We, as a country, do not send our soldiers on suicide missions. We, as a country, value life more than that and that is one of the big differences between us and our enemies. We, as a country, make a promise, a contract, to do our best to bring home each and every person we ask to stand in harm's way for us. We prefer to bring them home alive, but unfortunately that isn't always the case, but we do still try to bring them home. Some may say it is a weakness and a flaw that can be exploited by our enemies, but I believe that this loyalty and the value we put on the life of one of our own is the essence of strength of the American fighting soldier and the American spirit.

So what happens now? What happens if this guy turns out to be a no good, low down, despicable deserter? What happens now that other countries have seen us willing to negotiate? What happens now that five very dangerous men were let free? Will terrorists kidnap more to negotiate exchanges? What message are we, as a country, sending?

I am not sure on what happens now nor certain of the implications of freeing terrorists. I will let the pundits and politicos play their games and play the media and play the citizenry. I will let court-martials and investigations and the system (at least it is our system and not some foreign system) decide the fate, and if necessary the punishment, of our returned soldier. I will pray that our worst fears of increased kidnappings and ransoms and exchanges, or worse yet our fear of the five terrorists orchestrating some immense attack, do not come to pass. But as for the message, personally I think the message I took from the exchange was (and this comes with flag waving nationalism) even our worst is worth five of your best and we will do what it takes to get our soldiers back. To all those who went missing in action, to all those who were prisoners of war, to all those who sacrificed their lives and their loved ones, to all those who served, our country owes you the biggest debt.

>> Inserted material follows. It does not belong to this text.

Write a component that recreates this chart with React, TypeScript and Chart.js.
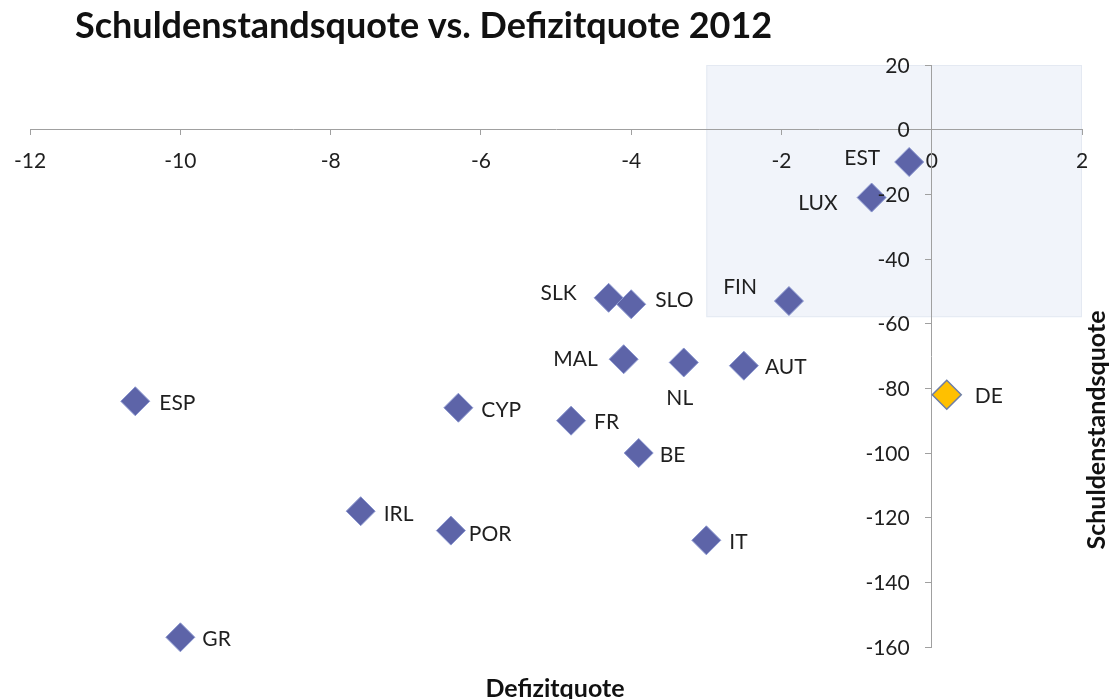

Now I wish our administration and our country would send this message over and over again, in all matters through both their words and actions in spite of any political consequences. If they just do it once, or only when it benefits them in the polls, they do not represent my feelings. We have rescue missions and exchanges that are owed to our troops, often right here at home. I am sure there are other prisoners of war and missing in action that we need to help, but we don't even have to go that far to find soldiers that we are obligated to help. It could be the veteran struggling with PTSD down the street, or that homeless man who served in two wars for us, or that young man who just came back and wants an education, or that family that lost their loved one and is just trying to get by. And the only exchanges, for those rescue missions, that we would have to make are found in our priorities and our heart. Let us, as a country, send out a very clear and unequivocal message saying we value all our soldiers, here and abroad, past and present and future, with the utmost and highest regards.